** Start of Collected data **
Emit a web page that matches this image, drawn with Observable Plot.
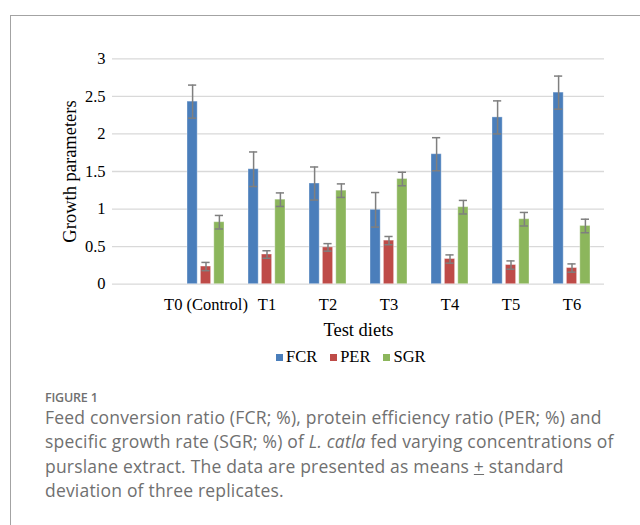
<!DOCTYPE html>
<html>
<head>
<meta charset="utf-8">
<script src="https://cdn.jsdelivr.net/npm/d3@7"></script>
<script src="https://cdn.jsdelivr.net/npm/@observablehq/plot@0.6"></script>
<style>
  html, body { margin: 0; padding: 0; background: #fff; overflow: hidden; }
  #wrap { position: relative; width: 640px; height: 525px; overflow: hidden; }
  #frame { position: absolute; left: 10px; top: 15px; width: 700px; height: 600px;
           border-top: 1.5px solid #a3a3a3; border-left: 1.5px solid #a3a3a3; }
  #chart { position: absolute; left: 0; top: 0; }
  #legend { position: absolute; left: 276px; top: 347px; font-family: "Liberation Serif", serif;
            font-size: 16.5px; color: #000; display: flex; align-items: center; white-space: nowrap; }
  #legend .item { display: flex; align-items: center; margin-right: 13px; }
  #legend .sw { width: 7px; height: 7px; margin-right: 3px; }
  #figlabel { position: absolute; left: 45px; top: 389px; font-family: "Open Sans", sans-serif;
              font-weight: 600; font-size: 12.5px; color: #707070; letter-spacing: -0.2px; }
  #caption { position: absolute; left: 45px; top: 405px; font-family: "Open Sans", sans-serif;
             font-size: 17.5px; line-height: 24.3px; color: #707070; white-space: nowrap; letter-spacing: 0.2px; }
</style>
</head>
<body>
<div id="wrap">
  <div id="frame"></div>
  <div id="chart"></div>
  <div id="legend"></div>
  <div id="figlabel">FIGURE 1</div>
  <div id="caption">Feed conversion ratio (FCR; %), protein efficiency ratio (PER; %) and<br>specific growth rate (SGR; %) of <i>L. catla</i> fed varying concentrations of<br>purslane extract. The data are presented as means <u>+</u> standard<br>deviation of three replicates.</div>
</div>
<script>
// ---- data ----
const diets = ["", "T0 (Control)", "T1", "T2", "T3", "T4", "T5", "T6"];
const seriesNames = ["FCR", "PER", "SGR"];
const seriesColors = ["#4a7ebb", "#be4b48", "#8cb65c"];
const fcr   = [null, 2.43, 1.53, 1.34, 0.99, 1.73, 2.22, 2.55];
const fcrSd = [null, 0.22, 0.23, 0.22, 0.23, 0.22, 0.22, 0.22];
const per   = [null, 0.235, 0.395, 0.49, 0.58, 0.335, 0.255, 0.215];
const perSd = [null, 0.055, 0.05, 0.05, 0.055, 0.055, 0.055, 0.055];
const sgr   = [null, 0.825, 1.125, 1.245, 1.40, 1.025, 0.865, 0.775];
const sgrSd = [null, 0.09, 0.09, 0.09, 0.09, 0.09, 0.09, 0.09];
const yTicks = [0, 0.5, 1, 1.5, 2, 2.5, 3];
const xTitle = "Test diets";
const yTitle = "Growth parameters";

const values = [fcr, per, sgr];
const sds = [fcrSd, perSd, sgrSd];
const rows = seriesNames.map((name, s) =>
  diets.map((d, i) => ({diet: d, series: name, value: values[s][i], sd: sds[s][i]}))
       .filter(r => r.value != null));

// ---- layout ----
const W = 640, H = 345, mL = 112, mR = 36, mT = 58.3, mB = H - 283.7;
const bw = (W - mL - mR) / diets.length;   // band width
const barW = 10.7, step = 13.4, capW = 8.7;
const offs = [-step, 0, step];

const marks = [Plot.ruleY(yTicks, {y: d => d, stroke: "#d9d9d9", strokeWidth: 1.3})];
rows.forEach((data, s) => {
  const c = bw / 2 + offs[s];
  marks.push(Plot.barY(data, {
    x: "diet", y: "value", fill: seriesColors[s],
    stroke: "#ffffff", strokeOpacity: 0.35, strokeWidth: 1,
    insetLeft: c - barW / 2, insetRight: bw - c - barW / 2
  }));
});
rows.forEach((data, s) => {
  const c = bw / 2 + offs[s];
  marks.push(Plot.ruleX(data, {
    x: "diet", y1: d => d.value - d.sd, y2: d => d.value + d.sd,
    dx: offs[s], stroke: "#7f7f7f", strokeWidth: 1.5
  }));
  marks.push(Plot.tickY(data, {
    x: "diet", y: d => d.value + d.sd, stroke: "#7f7f7f", strokeWidth: 1.5,
    insetLeft: c - capW / 2, insetRight: bw - c - capW / 2
  }));
  marks.push(Plot.tickY(data, {
    x: "diet", y: d => d.value - d.sd, stroke: "#7f7f7f", strokeWidth: 1.5,
    insetLeft: c - capW / 2, insetRight: bw - c - capW / 2
  }));
});
marks.push(Plot.text([yTitle], {text: d => d, frameAnchor: "left", dx: -42, rotate: -90,
  textAnchor: "middle", lineAnchor: "middle",
  fontSize: 18.5, fill: "#000", fontFamily: "Liberation Serif"}));
marks.push(Plot.text([xTitle], {text: d => d, frameAnchor: "bottom", dy: 46,
  fontSize: 18.5, fill: "#000", fontFamily: "Liberation Serif", lineAnchor: "middle"}));

const chart = Plot.plot({
  width: W, height: H,
  marginLeft: mL, marginRight: mR, marginTop: mT, marginBottom: mB,
  style: {fontFamily: "Liberation Serif", fontSize: "16.5px", color: "#000", background: "transparent", overflow: "visible"},
  x: {domain: diets, padding: 0, tickSize: 0, tickPadding: 14, label: null},
  y: {domain: [0, 3], ticks: yTicks, tickFormat: d => String(d), tickSize: 0, tickPadding: 7, label: null},
  marks
});
document.getElementById("chart").appendChild(chart);

// legend
const lg = document.getElementById("legend");
seriesNames.forEach((n, i) => {
  const it = document.createElement("div"); it.className = "item";
  const sw = document.createElement("div"); sw.className = "sw"; sw.style.background = seriesColors[i];
  const t = document.createElement("span"); t.textContent = n;
  it.appendChild(sw); it.appendChild(t); lg.appendChild(it);
});
</script>
</body>
</html>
** End of Collected data **
Written request —
Extract all the data above exactly, excluding every picture.

Solution for this problem —
Emit a web page that matches this image, drawn with Observable Plot.
<!DOCTYPE html>
<html>
<head>
<meta charset="utf-8">
<script src="https://cdn.jsdelivr.net/npm/d3@7"></script>
<script src="https://cdn.jsdelivr.net/npm/@observablehq/plot@0.6"></script>
<style>
  html, body { margin: 0; padding: 0; background: #fff; overflow: hidden; }
  #wrap { position: relative; width: 640px; height: 525px; overflow: hidden; }
  #frame { position: absolute; left: 10px; top: 15px; width: 700px; height: 600px;
           border-top: 1.5px solid #a3a3a3; border-left: 1.5px solid #a3a3a3; }
  #chart { position: absolute; left: 0; top: 0; }
  #legend { position: absolute; left: 276px; top: 347px; font-family: "Liberation Serif", serif;
            font-size: 16.5px; color: #000; display: flex; align-items: center; white-space: nowrap; }
  #legend .item { display: flex; align-items: center; margin-right: 13px; }
  #legend .sw { width: 7px; height: 7px; margin-right: 3px; }
  #figlabel { position: absolute; left: 45px; top: 389px; font-family: "Open Sans", sans-serif;
              font-weight: 600; font-size: 12.5px; color: #707070; letter-spacing: -0.2px; }
  #caption { position: absolute; left: 45px; top: 405px; font-family: "Open Sans", sans-serif;
             font-size: 17.5px; line-height: 24.3px; color: #707070; white-space: nowrap; letter-spacing: 0.2px; }
</style>
</head>
<body>
<div id="wrap">
  <div id="frame"></div>
  <div id="chart"></div>
  <div id="legend"></div>
  <div id="figlabel">FIGURE 1</div>
  <div id="caption">Feed conversion ratio (FCR; %), protein efficiency ratio (PER; %) and<br>specific growth rate (SGR; %) of <i>L. catla</i> fed varying concentrations of<br>purslane extract. The data are presented as means <u>+</u> standard<br>deviation of three replicates.</div>
</div>
<script>
// ---- data ----
const diets = ["", "T0 (Control)", "T1", "T2", "T3", "T4", "T5", "T6"];
const seriesNames = ["FCR", "PER", "SGR"];
const seriesColors = ["#4a7ebb", "#be4b48", "#8cb65c"];
const fcr   = [null, 2.43, 1.53, 1.34, 0.99, 1.73, 2.22, 2.55];
const fcrSd = [null, 0.22, 0.23, 0.22, 0.23, 0.22, 0.22, 0.22];
const per   = [null, 0.235, 0.395, 0.49, 0.58, 0.335, 0.255, 0.215];
const perSd = [null, 0.055, 0.05, 0.05, 0.055, 0.055, 0.055, 0.055];
const sgr   = [null, 0.825, 1.125, 1.245, 1.40, 1.025, 0.865, 0.775];
const sgrSd = [null, 0.09, 0.09, 0.09, 0.09, 0.09, 0.09, 0.09];
const yTicks = [0, 0.5, 1, 1.5, 2, 2.5, 3];
const xTitle = "Test diets";
const yTitle = "Growth parameters";

const values = [fcr, per, sgr];
const sds = [fcrSd, perSd, sgrSd];
const rows = seriesNames.map((name, s) =>
  diets.map((d, i) => ({diet: d, series: name, value: values[s][i], sd: sds[s][i]}))
       .filter(r => r.value != null));

// ---- layout ----
const W = 640, H = 345, mL = 112, mR = 36, mT = 58.3, mB = H - 283.7;
const bw = (W - mL - mR) / diets.length;   // band width
const barW = 10.7, step = 13.4, capW = 8.7;
const offs = [-step, 0, step];

const marks = [Plot.ruleY(yTicks, {y: d => d, stroke: "#d9d9d9", strokeWidth: 1.3})];
rows.forEach((data, s) => {
  const c = bw / 2 + offs[s];
  marks.push(Plot.barY(data, {
    x: "diet", y: "value", fill: seriesColors[s],
    stroke: "#ffffff", strokeOpacity: 0.35, strokeWidth: 1,
    insetLeft: c - barW / 2, insetRight: bw - c - barW / 2
  }));
});
rows.forEach((data, s) => {
  const c = bw / 2 + offs[s];
  marks.push(Plot.ruleX(data, {
    x: "diet", y1: d => d.value - d.sd, y2: d => d.value + d.sd,
    dx: offs[s], stroke: "#7f7f7f", strokeWidth: 1.5
  }));
  marks.push(Plot.tickY(data, {
    x: "diet", y: d => d.value + d.sd, stroke: "#7f7f7f", strokeWidth: 1.5,
    insetLeft: c - capW / 2, insetRight: bw - c - capW / 2
  }));
  marks.push(Plot.tickY(data, {
    x: "diet", y: d => d.value - d.sd, stroke: "#7f7f7f", strokeWidth: 1.5,
    insetLeft: c - capW / 2, insetRight: bw - c - capW / 2
  }));
});
marks.push(Plot.text([yTitle], {text: d => d, frameAnchor: "left", dx: -42, rotate: -90,
  textAnchor: "middle", lineAnchor: "middle",
  fontSize: 18.5, fill: "#000", fontFamily: "Liberation Serif"}));
marks.push(Plot.text([xTitle], {text: d => d, frameAnchor: "bottom", dy: 46,
  fontSize: 18.5, fill: "#000", fontFamily: "Liberation Serif", lineAnchor: "middle"}));

const chart = Plot.plot({
  width: W, height: H,
  marginLeft: mL, marginRight: mR, marginTop: mT, marginBottom: mB,
  style: {fontFamily: "Liberation Serif", fontSize: "16.5px", color: "#000", background: "transparent", overflow: "visible"},
  x: {domain: diets, padding: 0, tickSize: 0, tickPadding: 14, label: null},
  y: {domain: [0, 3], ticks: yTicks, tickFormat: d => String(d), tickSize: 0, tickPadding: 7, label: null},
  marks
});
document.getElementById("chart").appendChild(chart);

// legend
const lg = document.getElementById("legend");
seriesNames.forEach((n, i) => {
  const it = document.createElement("div"); it.className = "item";
  const sw = document.createElement("div"); sw.className = "sw"; sw.style.background = seriesColors[i];
  const t = document.createElement("span"); t.textContent = n;
  it.appendChild(sw); it.appendChild(t); lg.appendChild(it);
});
</script>
</body>
</html>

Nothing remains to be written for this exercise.